While set-membership constraints in data-driven control enable robust, nonparametric formulation of robust performance and constraint satisfaction, several practical and theoretical considerations arise:

• Conservativeness: Tightening schemes, especially under high noise or limited excitation, may yield excessively conservative solutions, with input and output trajectories kept well inside the constraint boundary (Berberich et al., 2020). Computational procedures for system constants (e.g., for tightening margins) often scale poorly with dimension.
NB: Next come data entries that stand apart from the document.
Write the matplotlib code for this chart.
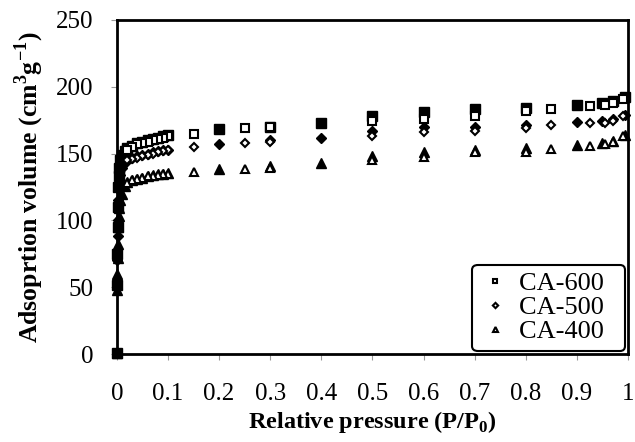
import numpy as np
import matplotlib
matplotlib.use("Agg")
import matplotlib.pyplot as plt
from matplotlib.legend_handler import HandlerLine2D

plt.rcParams['font.family'] = ['Liberation Serif', 'DejaVu Serif']
plt.rcParams['mathtext.fontset'] = 'custom'
plt.rcParams['mathtext.rm'] = 'Liberation Serif'
plt.rcParams['mathtext.bf'] = 'Liberation Serif:bold'

# adsorption branch (filled markers)
p_ads = [0, 0.0005, 0.001, 0.0015, 0.002, 0.003, 0.004, 0.005, 0.007, 0.01, 0.015,
         0.02, 0.03, 0.04, 0.05, 0.06, 0.07, 0.08, 0.09, 0.1,
         0.2, 0.3, 0.4, 0.5, 0.6, 0.7, 0.8, 0.9, 0.95, 0.97, 0.995]
ads_600 = [1, 52, 75, 95, 110, 125, 133, 139, 145, 149, 152,
           154, 156, 158, 159, 160, 161, 162, 163, 164,
           168, 170, 173, 178, 181, 183, 184, 186, 188, 189, 192]
ads_500 = [1, 50, 70, 88, 100, 115, 123, 128, 134, 139, 143,
           145, 147, 148, 149, 150, 151, 152, 152.5, 153,
           157, 160, 162, 167, 170, 170, 171.5, 173.5, 174.5, 175.5, 179]
ads_400 = [1, 48, 60, 72, 82, 95, 103, 109, 115, 120, 126,
           128.5, 130, 131, 132, 133, 134, 134.5, 135, 135.5,
           138.5, 141, 143, 148.5, 151.5, 152.5, 154, 156.5, 158, 159.5, 164]

# desorption branch (open markers)
p_des = [0.99, 0.97, 0.955, 0.925, 0.85, 0.8, 0.7, 0.6, 0.5, 0.3, 0.25, 0.15,
         0.1, 0.09, 0.08, 0.07, 0.06, 0.05, 0.04, 0.03, 0.02]
des_600 = [191, 188, 186, 185.5, 183, 181.5, 178, 176, 174.5, 170, 169, 165,
           163, 162, 161, 160, 159, 158, 157, 155, 153]
des_500 = [178, 174, 173, 172.5, 171, 169, 167, 166, 163, 159, 158, 155,
           153, 152, 151, 150, 149, 148, 147, 146, 145]
des_400 = [163, 159, 157.5, 156, 153.5, 151.5, 151, 147.5, 145, 139.5, 138.5, 136,
           135, 134.5, 134, 133.5, 133, 132, 131, 130, 128]

labels = ['CA-600', 'CA-500', 'CA-400']
markers = ['s', 'D', '^']
sizes = [7, 5.5, 7]


class RightMarker(HandlerLine2D):
    # put the legend marker near the right end of the handle box
    def get_xdata(self, legend, xdescent, ydescent, width, height, fontsize):
        xd, xm = super().get_xdata(legend, xdescent, ydescent, width, height, fontsize)
        return xd, [-xdescent + 0.85 * width]


fig = plt.figure(figsize=(6.35, 4.42), dpi=100)
ax = fig.add_axes([0.184, 0.199, 0.805, 0.756])

handles = []
for ads, des, lab, m, ms in zip([ads_600, ads_500, ads_400], [des_600, des_500, des_400],
                                labels, markers, sizes):
    ax.plot(p_ads, ads, linestyle='none', marker=m, ms=ms, mfc='black', mec='black',
            clip_on=False, zorder=3)
    h, = ax.plot(p_des, des, linestyle='none', marker=m, ms=ms - 1, mfc='white', mec='black',
                 mew=1.5, label=lab + '  ', clip_on=False, zorder=4)
    handles.append(h)

ax.set_xlim(0, 1)
ax.set_ylim(0, 250)
ax.set_xticks(np.arange(0, 1.01, 0.1))
ax.set_xticklabels(['0', '0.1', '0.2', '0.3', '0.4', '0.5', '0.6', '0.7', '0.8', '0.9', '1'])
ax.set_yticks(np.arange(0, 251, 50))
ax.tick_params(axis='both', labelsize=18, direction='out', length=4, color='#999999')
ax.tick_params(axis='x', pad=17)
ax.tick_params(axis='y', pad=13)
for s in ax.spines.values():
    s.set_linewidth(2)
    s.set_color('black')

ax.set_xlabel(r'Relative pressure (P/P$_{\mathbf{0}}$)', fontsize=17.5, fontweight='bold', labelpad=3)
ax.set_ylabel(r'Adsoprtion volume (cm$^{\mathbf{3}}$g$^{\mathbf{-1}}$)', fontsize=18.5,
              fontweight='bold', labelpad=7)

leg = ax.legend(handles=handles, loc='lower right', fontsize=19, markerscale=0.6,
                handlelength=1.15, handletextpad=0.35, borderaxespad=0.12, labelspacing=0.02,
                fancybox=True, framealpha=1, borderpad=0.28,
                handler_map={h: RightMarker() for h in handles})
leg.get_frame().set_edgecolor('black')
leg.get_frame().set_linewidth(1.5)

fig.savefig('out.png', dpi=100)
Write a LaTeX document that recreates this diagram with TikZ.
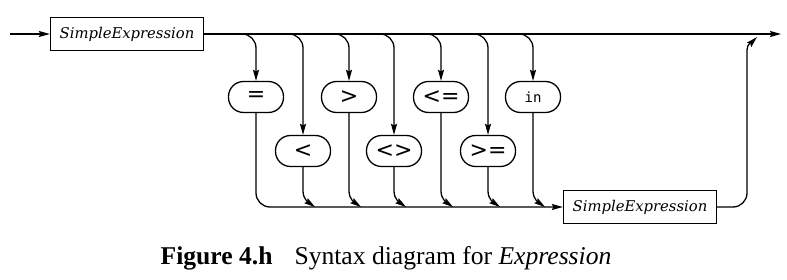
\documentclass[tikz,border=0pt]{standalone}
\usepackage{fontspec}
\newfontfamily\capfont{Liberation Serif}
\newfontfamily\opfont{DejaVu Sans}
\newfontfamily\kwfont{DejaVu Sans Mono}
\newfontfamily\ntfont{DejaVu Serif}
\usetikzlibrary{arrows.meta,calc}
\begin{document}
\begin{tikzpicture}[x=1pt,y=1pt,
  line width=1.3pt,
  >={Stealth[length=11pt,width=6pt,inset=1.5pt]},
  ntbox/.style={draw, rectangle, minimum width=153pt, minimum height=33pt, inner sep=0pt, font=\ntfont\itshape\fontsize{14.8}{18}\selectfont},
  opbox/.style={draw, rounded corners=15pt, minimum width=55pt, minimum height=31pt, inner sep=0pt, font=\opfont\fontsize{22}{24}\selectfont},
  kwbox/.style={opbox, font=\kwfont\fontsize{14}{16}\selectfont}]
\useasboundingbox (0,0) rectangle (787,-280);
\coordinate (start) at (10,-34);
\node[ntbox] (se1) at (127,-34) {SimpleExpression};
\coordinate (end) at (781,-34);
\node[opbox] (eq) at (256,-97) {=};
\node[opbox] (gt) at (349,-97) {>};
\node[opbox] (le) at (441,-97) {<=};
\node[kwbox] (in) at (533,-97) {in};
\node[opbox] (lt) at (303,-151) {<};
\node[opbox] (ne) at (394,-151) {<>};
\node[opbox] (ge) at (488,-151) {>=};
\node[ntbox] (se2) at (640,-207) {SimpleExpression};
\coordinate (bl) at (256,-207);
\coordinate (rup) at (747,-120);
\node[anchor=base west, inner sep=0pt, font=\capfont\fontsize{25.6}{30}\selectfont] (cap) at (160,-265) {\textbf{Figure 4.h}\hspace{22pt}Syntax diagram for \textit{Expression}};
% main line
\draw[->] (start) -- (se1.west);
\draw[->] (se1.east) -- (end);
% branches
\foreach \n in {eq,lt,gt,ne,le,ge,in}{
  \draw[->] ($(\n.north |- se1.east)+(-14,0)$) to[out=0,in=90] ($(\n.north |- se1.east)+(0,-14)$) -- (\n.north);
}
% bottom line
\draw[->, rounded corners=14pt] (eq.south) -- (bl) -- (se2.west);
% merges
\foreach \n in {lt,gt,ne,le,ge,in}{
  \draw[->] (\n.south) -- ($(\n.south |- bl)+(0,16)$) to[out=-90,in=145] ($(\n.south |- bl)+(12,0)$);
}
% return
\draw[->] (se2.east) -- ($(rup |- se2.east)+(-14,0)$) to[out=0,in=-90] ($(rup |- se2.east)+(0,14)$) -- ($(rup |- se1.east)+(0,-16)$) to[out=90,in=-135] ($(rup |- se1.east)+(10,-3)$);
\end{tikzpicture}
\end{document}
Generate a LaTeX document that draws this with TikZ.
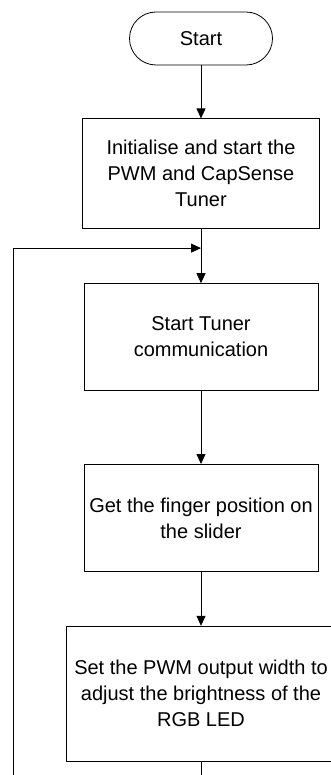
\documentclass[tikz,border=0pt]{standalone}
\usepackage{fontspec}
\setmainfont{Liberation Sans}
\usetikzlibrary{arrows.meta, positioning, calc}

\begin{document}
\begin{tikzpicture}[
    x=1pt, y=1pt,
    font=\fontsize{20}{26}\selectfont,
    term/.style={
        rectangle, rounded corners=26.5pt, draw=black, line width=0.8pt,
        minimum width=143pt, minimum height=53pt, inner sep=0pt
    },
    pbox/.style n args={2}{
        rectangle, draw=black, line width=0.8pt, align=center,
        minimum width=#1, minimum height=#2, inner sep=0pt
    },
    flow/.style={
        -{Triangle[length=10pt,width=9pt]}, line width=0.8pt, #1
    },
    flow/.default={black},
]

\useasboundingbox (0,0) rectangle (331,-775);
\clip (0,0) rectangle (331,-775);

% ============================================================
% Main column
% ============================================================

\node[term] (start) at (201,-38.5) {Start};

\node[pbox={237pt}{110pt}, below=53pt of start] (init)
    {Initialise and start the\\PWM and CapSense\\Tuner};

\node[pbox={234pt}{107pt}, below=54pt of init] (tuner)
    {Start Tuner\\communication};

\node[pbox={234pt}{107pt}, below=73pt of tuner] (finger)
    {Get the finger position on\\the slider};

\node[pbox={270pt}{135pt}, below=54pt of finger] (led)
    {Set the PWM output width to\\adjust the brightness of the\\RGB LED};

\draw[flow] (start.south) -- (init.north);
\draw[flow] (init.south) -- (tuner.north);
\draw[flow] (tuner.south) -- (finger.north);
\draw[flow] (finger.south) -- (led.north);

% ============================================================
% Loop back
% ============================================================

\coordinate (loopin) at ($(init.south)!0.35!(tuner.north)$);
\coordinate (loopleft) at (13,-820);

\draw[flow] (led.south) |- (loopleft) |- (loopin);

\end{tikzpicture}
\end{document}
• Computational Burden: Construction of complex set representations (e.g., projection, MEE, high-dimensional polytopic sets) and online solution of robust optimization problems may be computationally intensive, although parallel and learning-based accelerations are emerging (Tang et al., 2023, Wabersich et al., 10 Jul 2025).
• Excitation and Informativity: Guaranteeing persistent excitation in closed-loop operation remains a challenge; recent work introduces explicit linear constraints to avoid non-exciting subspaces of input (Faro et al., 6 Apr 2025).
• Online Learning and Adaptation: Innovation-triggered learning and adaptive data-driven robust control strategies dynamically update the feasible set, balancing sample complexity and redundancy (Zheng et al., 29 Jan 2024). Data selection strategies control the growth and informativeness of the uncertainty set over time, and learning hyper-parameters provide trade-offs between conservatism and performance.

Overall, set-membership constraints in data-driven control provide a rigorous, flexible, and tractable foundation for safe, robust control with nonparametric model uncertainty quantification. The techniques are central in recent theoretical and algorithmic advances across robust MPC, adaptive control, output filtering, system identification, and safety-critical applications. These developments position set-membership methods as a cornerstone for data-centric control system design under strict safety and performance requirements.